Subject: Medieval Manuscripts
Period: 1300 (circa)
Publication:
Color: Hand Color
Size:
4.1 x 5.5 inches
10.4 x 14 cm
Book of Hours were prayer books designed for the laity, but modeled on the Divine Office, a cycle of daily devotions, prayers and readings, performed by members of religious orders and the clergy. Its central text is the Hours of the Virgin. There are eight hours (times for prayer ): Matins, Lauds. Prime, Terce, Sext, None, Vespers and Compline. During the Middle Ages, the leaves making up a Book of Hours were written by hand on expensive parchment and beautifully illuminated with jewel-like pigments and gold leaf. These illuminated manuscripts combined the collaborative efforts of an array of highly skilled craftspeople; requiring the joint labors of the parchmenter, professional scribes to write the text in Gothic script, artists to illuminate the pages with decorations, and masterful binders to complete the process.
This vellum leaf is from an early Breviary written in northern France or Flanders. The text is written in a single column (21 lines) in a clear Gothic book hand in black and red ink. There are four large initials in red and blue ink, with a decorative border extending into the margins. The text translates in part as:
For though they are not worthy to receive for whom we ask, yet we shall be repaid for our good intention. Therefore he did not say simply: "If you ask the Father for anything in my name, he will give it, but with an addition." Which is to say: even if they do not deserve to receive what they ask for, yet you will be rewarded for the affection of charity, as the Psalmist says: "And my prayer will be turned into my bosom."

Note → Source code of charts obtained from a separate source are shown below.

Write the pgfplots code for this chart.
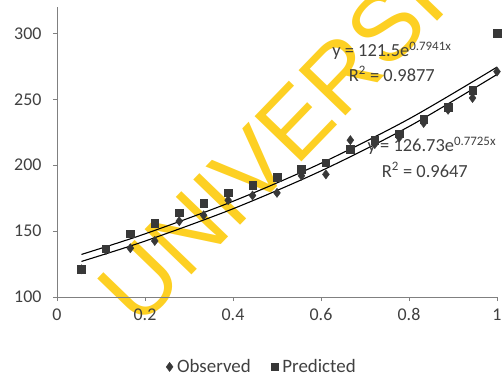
\documentclass[border=0pt]{standalone}
\usepackage{fontspec}
\setmainfont{Carlito}
\newfontfamily\wmfont{Liberation Sans}
\usepackage{pgfplots}
\pgfplotsset{compat=1.18}
\definecolor{txt}{HTML}{404040}
\definecolor{axc}{HTML}{808080}
\definecolor{mk}{HTML}{383838}
\definecolor{wm}{RGB}{253,208,35}
\begin{document}
\begin{tikzpicture}
\path[use as bounding box] (-57bp,-80bp) rectangle (445bp,297bp);
\node[rotate=46, text=wm, font=\wmfont\fontsize{95}{99}\selectfont, inner sep=0pt] at (256bp,194bp) {UNIVERSITY};
\begin{axis}[
  at={(0,0)}, anchor=south west,
  scale only axis, width=440bp, height=290bp,
  xmin=0, xmax=1, ymin=100, ymax=320,
  axis x line=bottom, axis y line=left,
  axis line style={axc, line width=0.8bp, -},
  xtick={0,0.2,0.4,0.6,0.8,1},
  xticklabels={0,0.2,0.4,0.6,0.8,1},
  ytick={100,150,200,250,300},
  tick align=outside, major tick length=4bp,
  tick style={axc, line width=0.8bp},
  /pgf/number format/assume math mode=true,
  ticklabel style={font=\fontsize{18}{20}\selectfont, text=txt},
  yticklabel style={xshift=-8bp},
  xticklabel style={yshift=-4bp},
  legend style={at={(axis description cs:0.468,-0.241)}, anchor=center, draw=none, fill=none,
    legend columns=2, font=\fontsize{19}{21}\selectfont, text=txt,
    /tikz/every even column/.append style={column sep=16bp},
    nodes={inner xsep=4bp}},
  legend cell align=left,
  clip=false,
]
\addplot[only marks, mark=diamond*, mark size=4.6bp, mark options={fill=mk, draw=mk}] coordinates {
(0.0556,121) (0.1111,135.5) (0.1667,137) (0.2222,142.5) (0.2778,157.5) (0.3333,162)
(0.3889,173.5) (0.4444,177) (0.5,179) (0.5556,192) (0.6111,193) (0.6667,219)
(0.7222,216) (0.7778,221) (0.8333,232) (0.8889,242) (0.9444,251) (1.0,271)};
\addlegendentry{Observed}
\addplot[only marks, mark=square*, mark size=3.8bp, mark options={fill=mk, draw=mk}] coordinates {
(0.0556,121) (0.1111,136.5) (0.1667,148) (0.2222,156) (0.2778,164) (0.3333,171)
(0.3889,179) (0.4444,185) (0.5,191) (0.5556,197) (0.6111,202) (0.6667,212)
(0.7222,219) (0.7778,224) (0.8333,235) (0.8889,244) (0.9444,257) (1.0,300)};
\addlegendentry{Predicted}
% trendline observed: y = 121.5 exp(0.7941x)
\addplot[smooth, black, line width=1.1bp, forget plot] coordinates {
(0.0556,126.98) (0.2,142.41) (0.4,166.93) (0.6,195.66) (0.8,229.34) (1.0,268.82)};
% trendline predicted: y = 126.73 exp(0.7725x)
\addplot[smooth, black, line width=1.1bp, forget plot] coordinates {
(0.0556,132.29) (0.2,147.90) (0.4,172.61) (0.6,201.45) (0.8,235.11) (1.0,274.39)};
\node[text=txt, font=\fontsize{18.5}{20}\selectfont] at (axis cs:0.761,286.6) {y = 121.5e\textsuperscript{0.7941x}};
\node[text=txt, font=\fontsize{18.5}{20}\selectfont] at (axis cs:0.761,269.2) {R\textsuperscript{2} = 0.9877};
\node[text=txt, font=\fontsize{18.5}{20}\selectfont] at (axis cs:0.852,214.6) {y = 126.73e\textsuperscript{0.7725x}};
\node[text=txt, font=\fontsize{18.5}{20}\selectfont] at (axis cs:0.836,196.4) {R\textsuperscript{2} = 0.9647};
\end{axis}
\end{tikzpicture}
\end{document}
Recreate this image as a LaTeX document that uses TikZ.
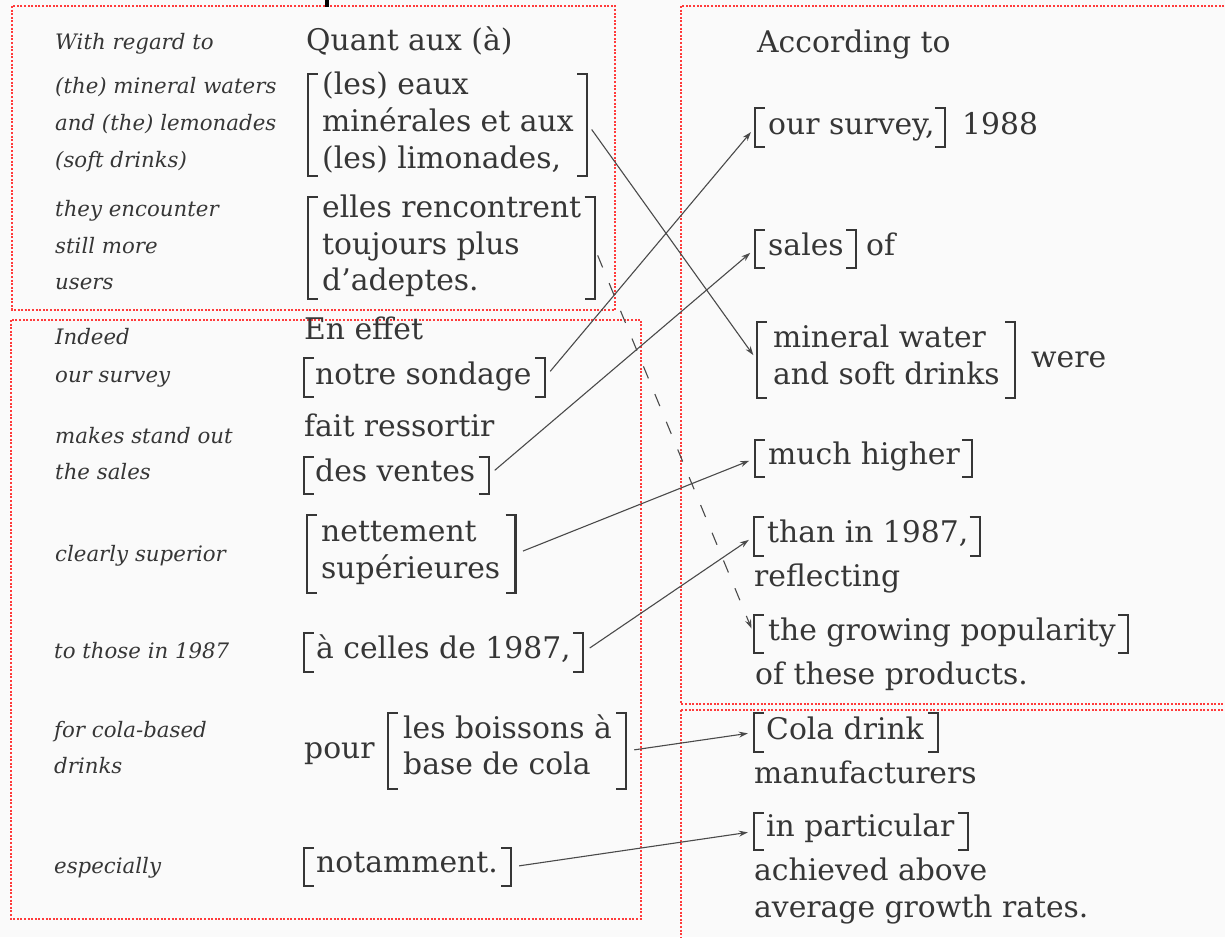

Sometimes the saints ask for holy things, but because their request is not fulfilled in the present, it remains to be fulfilled in the future, just as the universal Church asks God every day in prayer, saying: "Let your kingdom come." That branch, even if it does not come immediately to the end of the prayer, yet after the universal judgment the creditor will without doubt come.
References:
Condition: B
There is light toning and soiling, as well as numerous small holes caused by the oxidation of the black ink.